## start GIVEN DATA
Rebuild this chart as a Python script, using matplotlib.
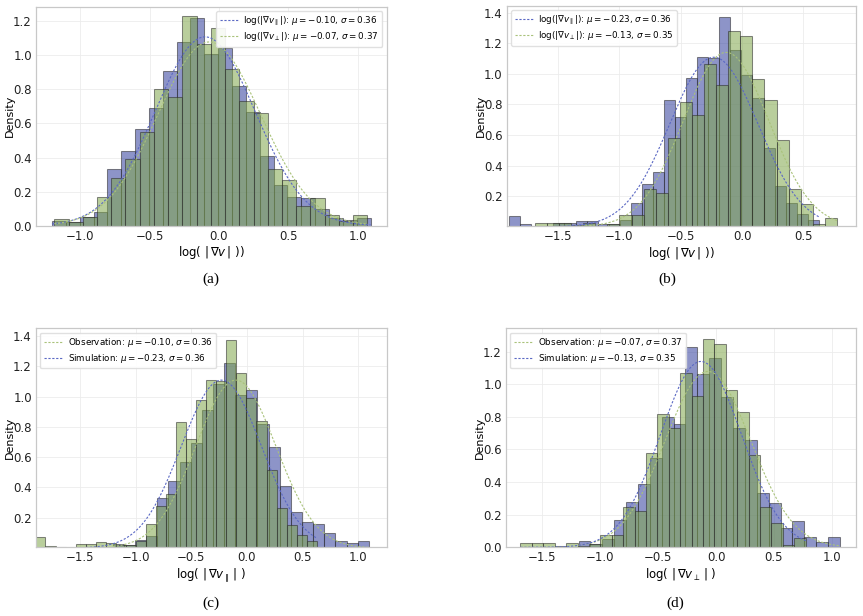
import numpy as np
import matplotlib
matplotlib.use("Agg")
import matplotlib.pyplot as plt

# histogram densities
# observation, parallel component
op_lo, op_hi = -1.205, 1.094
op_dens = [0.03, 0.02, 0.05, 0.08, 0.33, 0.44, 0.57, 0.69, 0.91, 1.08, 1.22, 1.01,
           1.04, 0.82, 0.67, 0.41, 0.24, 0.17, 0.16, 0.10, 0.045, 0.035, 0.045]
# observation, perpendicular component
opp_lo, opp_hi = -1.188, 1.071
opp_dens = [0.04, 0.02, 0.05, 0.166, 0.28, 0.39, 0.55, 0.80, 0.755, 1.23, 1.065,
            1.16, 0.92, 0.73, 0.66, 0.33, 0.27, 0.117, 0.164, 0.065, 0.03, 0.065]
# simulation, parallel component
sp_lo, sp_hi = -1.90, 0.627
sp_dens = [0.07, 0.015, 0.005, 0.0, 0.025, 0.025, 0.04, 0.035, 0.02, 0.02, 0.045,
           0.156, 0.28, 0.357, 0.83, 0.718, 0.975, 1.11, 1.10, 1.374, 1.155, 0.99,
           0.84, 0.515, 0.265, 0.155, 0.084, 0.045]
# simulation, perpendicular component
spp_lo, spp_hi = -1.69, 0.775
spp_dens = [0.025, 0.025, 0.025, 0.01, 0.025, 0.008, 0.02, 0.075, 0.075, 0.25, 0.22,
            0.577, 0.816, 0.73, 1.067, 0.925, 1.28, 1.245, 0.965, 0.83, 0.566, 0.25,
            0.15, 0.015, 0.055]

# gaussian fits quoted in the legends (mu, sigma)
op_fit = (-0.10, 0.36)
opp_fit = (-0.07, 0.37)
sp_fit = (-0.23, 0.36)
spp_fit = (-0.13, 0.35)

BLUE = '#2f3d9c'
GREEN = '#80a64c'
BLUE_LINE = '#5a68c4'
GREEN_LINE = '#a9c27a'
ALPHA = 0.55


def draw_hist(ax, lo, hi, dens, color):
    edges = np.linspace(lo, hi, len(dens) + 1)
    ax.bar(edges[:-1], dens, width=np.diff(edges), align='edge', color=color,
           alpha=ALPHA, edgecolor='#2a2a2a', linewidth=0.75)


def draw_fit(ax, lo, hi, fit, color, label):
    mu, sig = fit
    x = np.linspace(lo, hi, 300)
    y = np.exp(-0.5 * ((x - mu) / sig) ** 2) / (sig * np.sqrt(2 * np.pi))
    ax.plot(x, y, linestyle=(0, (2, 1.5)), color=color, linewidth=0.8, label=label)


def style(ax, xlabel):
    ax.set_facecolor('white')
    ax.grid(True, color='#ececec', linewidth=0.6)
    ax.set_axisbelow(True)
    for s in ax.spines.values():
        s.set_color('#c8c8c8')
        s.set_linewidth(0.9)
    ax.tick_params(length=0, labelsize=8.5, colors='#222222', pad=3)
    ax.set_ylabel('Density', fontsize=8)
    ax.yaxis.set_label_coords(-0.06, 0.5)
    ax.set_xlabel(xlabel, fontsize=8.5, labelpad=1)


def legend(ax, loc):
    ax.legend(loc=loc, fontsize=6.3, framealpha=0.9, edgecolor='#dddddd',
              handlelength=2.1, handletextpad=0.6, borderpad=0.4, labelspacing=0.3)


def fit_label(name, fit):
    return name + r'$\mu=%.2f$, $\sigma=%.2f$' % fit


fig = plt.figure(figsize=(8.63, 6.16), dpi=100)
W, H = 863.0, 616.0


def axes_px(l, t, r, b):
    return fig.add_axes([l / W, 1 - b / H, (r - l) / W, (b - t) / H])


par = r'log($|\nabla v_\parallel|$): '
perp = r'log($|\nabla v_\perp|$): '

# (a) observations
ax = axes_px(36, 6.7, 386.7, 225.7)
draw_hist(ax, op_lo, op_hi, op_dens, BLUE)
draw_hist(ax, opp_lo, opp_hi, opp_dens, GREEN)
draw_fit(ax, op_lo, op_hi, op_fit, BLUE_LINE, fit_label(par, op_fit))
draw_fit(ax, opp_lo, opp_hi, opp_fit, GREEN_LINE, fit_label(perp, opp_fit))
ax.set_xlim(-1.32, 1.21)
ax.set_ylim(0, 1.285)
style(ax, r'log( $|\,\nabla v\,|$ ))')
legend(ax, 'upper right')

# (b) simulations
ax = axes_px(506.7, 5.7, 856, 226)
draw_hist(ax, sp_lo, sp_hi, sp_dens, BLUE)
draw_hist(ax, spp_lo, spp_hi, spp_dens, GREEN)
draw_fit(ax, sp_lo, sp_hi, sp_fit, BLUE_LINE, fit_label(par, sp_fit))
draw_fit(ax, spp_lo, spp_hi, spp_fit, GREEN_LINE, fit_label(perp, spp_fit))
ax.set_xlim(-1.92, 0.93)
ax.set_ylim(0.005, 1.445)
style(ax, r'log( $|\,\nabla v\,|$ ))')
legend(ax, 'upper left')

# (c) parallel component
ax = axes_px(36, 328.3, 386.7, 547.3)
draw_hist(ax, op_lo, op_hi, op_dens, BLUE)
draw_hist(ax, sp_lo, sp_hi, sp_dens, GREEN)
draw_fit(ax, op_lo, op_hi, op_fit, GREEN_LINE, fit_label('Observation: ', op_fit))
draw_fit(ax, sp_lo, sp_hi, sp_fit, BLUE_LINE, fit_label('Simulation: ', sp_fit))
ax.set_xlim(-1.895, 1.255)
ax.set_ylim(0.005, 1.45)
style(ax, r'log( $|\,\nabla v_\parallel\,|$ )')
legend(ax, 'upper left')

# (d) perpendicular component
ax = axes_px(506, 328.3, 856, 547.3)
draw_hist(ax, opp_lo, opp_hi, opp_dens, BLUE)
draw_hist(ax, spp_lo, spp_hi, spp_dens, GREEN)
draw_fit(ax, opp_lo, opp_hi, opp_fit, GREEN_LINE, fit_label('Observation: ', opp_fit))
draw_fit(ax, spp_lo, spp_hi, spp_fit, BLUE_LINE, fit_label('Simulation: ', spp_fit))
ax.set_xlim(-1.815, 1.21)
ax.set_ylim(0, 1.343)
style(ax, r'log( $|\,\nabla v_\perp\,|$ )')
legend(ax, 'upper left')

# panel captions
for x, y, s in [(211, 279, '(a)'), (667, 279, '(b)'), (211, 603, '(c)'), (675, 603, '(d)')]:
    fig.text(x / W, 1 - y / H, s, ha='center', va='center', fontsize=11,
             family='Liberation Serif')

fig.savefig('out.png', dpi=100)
## end GIVEN DATA
**TASK DETAILS:**
Take the lines from the start of the material to the line with "import matplotlib.pyplot as plt", both included, and transcribe them exactly without the pictures.

**THE ANSWER:**
Rebuild this chart as a Python script, using matplotlib.
import numpy as np
import matplotlib
matplotlib.use("Agg")
import matplotlib.pyplot as plt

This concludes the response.